What you will do >>
Exactly as written, please set down all of the entries again, with no pictures.

··· Data lines

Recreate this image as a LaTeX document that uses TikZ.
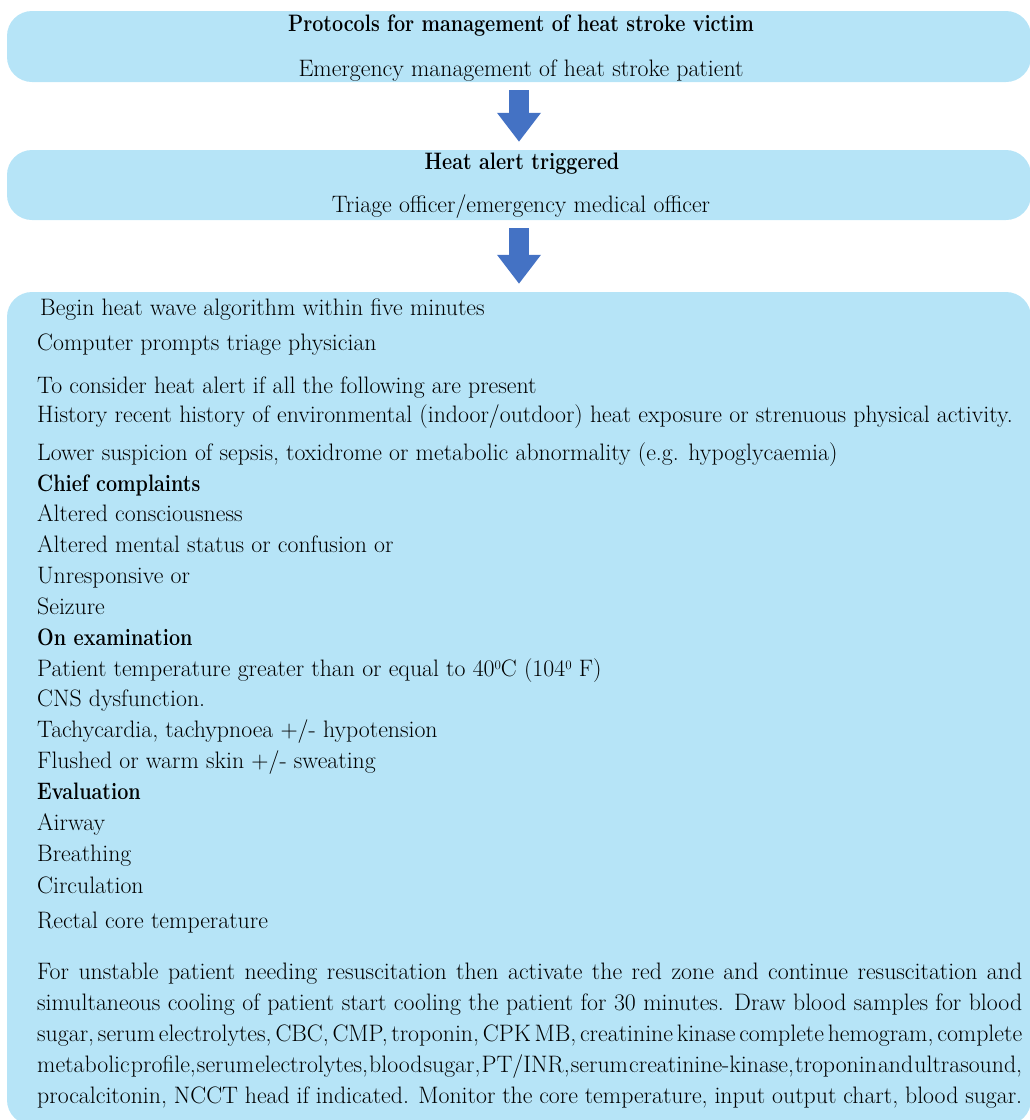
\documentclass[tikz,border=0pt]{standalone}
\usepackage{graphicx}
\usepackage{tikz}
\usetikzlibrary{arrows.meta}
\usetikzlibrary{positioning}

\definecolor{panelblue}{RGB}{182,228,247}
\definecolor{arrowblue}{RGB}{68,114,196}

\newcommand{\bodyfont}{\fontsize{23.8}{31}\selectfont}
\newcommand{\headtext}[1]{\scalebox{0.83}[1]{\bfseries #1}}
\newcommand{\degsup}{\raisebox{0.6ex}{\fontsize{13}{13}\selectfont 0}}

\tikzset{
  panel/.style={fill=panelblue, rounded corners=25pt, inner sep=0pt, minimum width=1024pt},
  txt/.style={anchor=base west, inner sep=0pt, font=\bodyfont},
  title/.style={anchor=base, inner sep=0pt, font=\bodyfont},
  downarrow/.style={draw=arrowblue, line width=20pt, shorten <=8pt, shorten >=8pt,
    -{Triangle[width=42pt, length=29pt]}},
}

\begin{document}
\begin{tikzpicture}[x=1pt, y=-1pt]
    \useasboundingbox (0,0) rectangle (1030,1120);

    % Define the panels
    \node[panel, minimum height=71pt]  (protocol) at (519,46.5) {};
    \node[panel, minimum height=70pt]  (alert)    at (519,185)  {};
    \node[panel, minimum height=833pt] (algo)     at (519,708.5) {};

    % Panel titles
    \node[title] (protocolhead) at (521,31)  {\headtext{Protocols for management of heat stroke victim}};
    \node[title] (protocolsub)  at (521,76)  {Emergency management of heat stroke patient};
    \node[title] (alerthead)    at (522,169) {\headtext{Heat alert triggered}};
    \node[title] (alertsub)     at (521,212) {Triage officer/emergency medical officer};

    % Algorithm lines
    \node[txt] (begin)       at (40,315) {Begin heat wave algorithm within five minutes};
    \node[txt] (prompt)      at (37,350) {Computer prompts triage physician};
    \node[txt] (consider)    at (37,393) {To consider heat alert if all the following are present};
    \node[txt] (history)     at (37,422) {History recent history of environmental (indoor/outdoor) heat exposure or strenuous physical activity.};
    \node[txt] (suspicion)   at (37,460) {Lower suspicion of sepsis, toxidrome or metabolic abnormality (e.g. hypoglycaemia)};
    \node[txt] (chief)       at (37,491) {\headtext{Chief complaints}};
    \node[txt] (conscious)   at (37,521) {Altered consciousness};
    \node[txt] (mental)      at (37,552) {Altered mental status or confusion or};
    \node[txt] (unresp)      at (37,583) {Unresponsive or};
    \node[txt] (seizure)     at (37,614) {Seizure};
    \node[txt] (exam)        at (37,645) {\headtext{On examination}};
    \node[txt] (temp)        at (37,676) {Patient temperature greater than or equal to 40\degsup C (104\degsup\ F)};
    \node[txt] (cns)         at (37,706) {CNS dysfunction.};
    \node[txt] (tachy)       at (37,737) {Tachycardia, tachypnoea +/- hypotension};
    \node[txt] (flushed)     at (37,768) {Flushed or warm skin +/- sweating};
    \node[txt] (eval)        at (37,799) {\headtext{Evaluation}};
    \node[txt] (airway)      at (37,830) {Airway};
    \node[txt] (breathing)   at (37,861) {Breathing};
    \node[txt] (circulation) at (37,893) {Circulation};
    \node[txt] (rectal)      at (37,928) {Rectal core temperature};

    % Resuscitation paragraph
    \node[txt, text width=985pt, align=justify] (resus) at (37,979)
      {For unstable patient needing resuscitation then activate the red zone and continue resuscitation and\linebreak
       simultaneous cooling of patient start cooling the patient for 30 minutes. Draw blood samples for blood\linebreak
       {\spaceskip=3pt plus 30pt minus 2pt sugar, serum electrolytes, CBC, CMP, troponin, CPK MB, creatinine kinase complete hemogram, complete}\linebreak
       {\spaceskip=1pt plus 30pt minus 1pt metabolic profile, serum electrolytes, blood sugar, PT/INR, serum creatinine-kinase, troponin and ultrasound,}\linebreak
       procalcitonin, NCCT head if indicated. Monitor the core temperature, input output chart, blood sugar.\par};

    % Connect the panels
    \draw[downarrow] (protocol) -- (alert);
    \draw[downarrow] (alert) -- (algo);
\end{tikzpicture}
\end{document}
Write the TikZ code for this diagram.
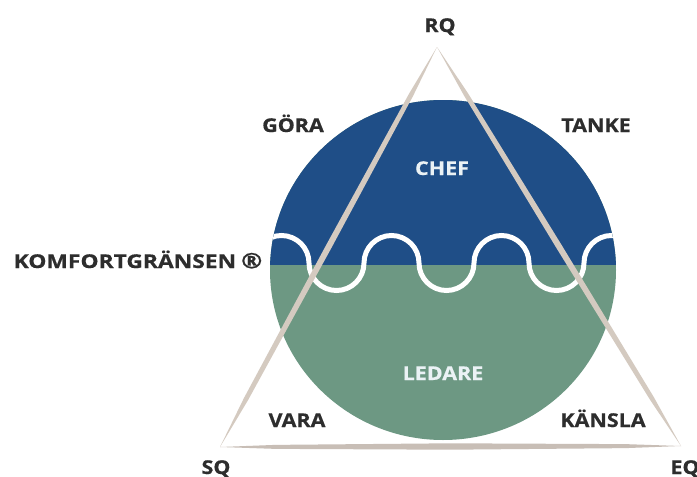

······

Exercise result >>
Recreate this image as a LaTeX document that uses TikZ.
\documentclass[tikz,border=0pt]{standalone}
\usepackage{graphicx}
\usepackage{tikz}
\usetikzlibrary{arrows.meta}
\usetikzlibrary{positioning}

\definecolor{panelblue}{RGB}{182,228,247}
\definecolor{arrowblue}{RGB}{68,114,196}

\newcommand{\bodyfont}{\fontsize{23.8}{31}\selectfont}
\newcommand{\headtext}[1]{\scalebox{0.83}[1]{\bfseries #1}}
\newcommand{\degsup}{\raisebox{0.6ex}{\fontsize{13}{13}\selectfont 0}}

\tikzset{
  panel/.style={fill=panelblue, rounded corners=25pt, inner sep=0pt, minimum width=1024pt},
  txt/.style={anchor=base west, inner sep=0pt, font=\bodyfont},
  title/.style={anchor=base, inner sep=0pt, font=\bodyfont},
  downarrow/.style={draw=arrowblue, line width=20pt, shorten <=8pt, shorten >=8pt,
    -{Triangle[width=42pt, length=29pt]}},
}

\begin{document}
\begin{tikzpicture}[x=1pt, y=-1pt]
    \useasboundingbox (0,0) rectangle (1030,1120);

    % Define the panels
    \node[panel, minimum height=71pt]  (protocol) at (519,46.5) {};
    \node[panel, minimum height=70pt]  (alert)    at (519,185)  {};
    \node[panel, minimum height=833pt] (algo)     at (519,708.5) {};

    % Panel titles
    \node[title] (protocolhead) at (521,31)  {\headtext{Protocols for management of heat stroke victim}};
    \node[title] (protocolsub)  at (521,76)  {Emergency management of heat stroke patient};
    \node[title] (alerthead)    at (522,169) {\headtext{Heat alert triggered}};
    \node[title] (alertsub)     at (521,212) {Triage officer/emergency medical officer};

    % Algorithm lines
    \node[txt] (begin)       at (40,315) {Begin heat wave algorithm within five minutes};
    \node[txt] (prompt)      at (37,350) {Computer prompts triage physician};
    \node[txt] (consider)    at (37,393) {To consider heat alert if all the following are present};
    \node[txt] (history)     at (37,422) {History recent history of environmental (indoor/outdoor) heat exposure or strenuous physical activity.};
    \node[txt] (suspicion)   at (37,460) {Lower suspicion of sepsis, toxidrome or metabolic abnormality (e.g. hypoglycaemia)};
    \node[txt] (chief)       at (37,491) {\headtext{Chief complaints}};
    \node[txt] (conscious)   at (37,521) {Altered consciousness};
    \node[txt] (mental)      at (37,552) {Altered mental status or confusion or};
    \node[txt] (unresp)      at (37,583) {Unresponsive or};
    \node[txt] (seizure)     at (37,614) {Seizure};
    \node[txt] (exam)        at (37,645) {\headtext{On examination}};
    \node[txt] (temp)        at (37,676) {Patient temperature greater than or equal to 40\degsup C (104\degsup\ F)};
    \node[txt] (cns)         at (37,706) {CNS dysfunction.};
    \node[txt] (tachy)       at (37,737) {Tachycardia, tachypnoea +/- hypotension};
    \node[txt] (flushed)     at (37,768) {Flushed or warm skin +/- sweating};
    \node[txt] (eval)        at (37,799) {\headtext{Evaluation}};
    \node[txt] (airway)      at (37,830) {Airway};
    \node[txt] (breathing)   at (37,861) {Breathing};
    \node[txt] (circulation) at (37,893) {Circulation};
    \node[txt] (rectal)      at (37,928) {Rectal core temperature};

    % Resuscitation paragraph
    \node[txt, text width=985pt, align=justify] (resus) at (37,979)
      {For unstable patient needing resuscitation then activate the red zone and continue resuscitation and\linebreak
       simultaneous cooling of patient start cooling the patient for 30 minutes. Draw blood samples for blood\linebreak
       {\spaceskip=3pt plus 30pt minus 2pt sugar, serum electrolytes, CBC, CMP, troponin, CPK MB, creatinine kinase complete hemogram, complete}\linebreak
       {\spaceskip=1pt plus 30pt minus 1pt metabolic profile, serum electrolytes, blood sugar, PT/INR, serum creatinine-kinase, troponin and ultrasound,}\linebreak
       procalcitonin, NCCT head if indicated. Monitor the core temperature, input output chart, blood sugar.\par};

    % Connect the panels
    \draw[downarrow] (protocol) -- (alert);
    \draw[downarrow] (alert) -- (algo);
\end{tikzpicture}
\end{document}
Write the TikZ code for this diagram.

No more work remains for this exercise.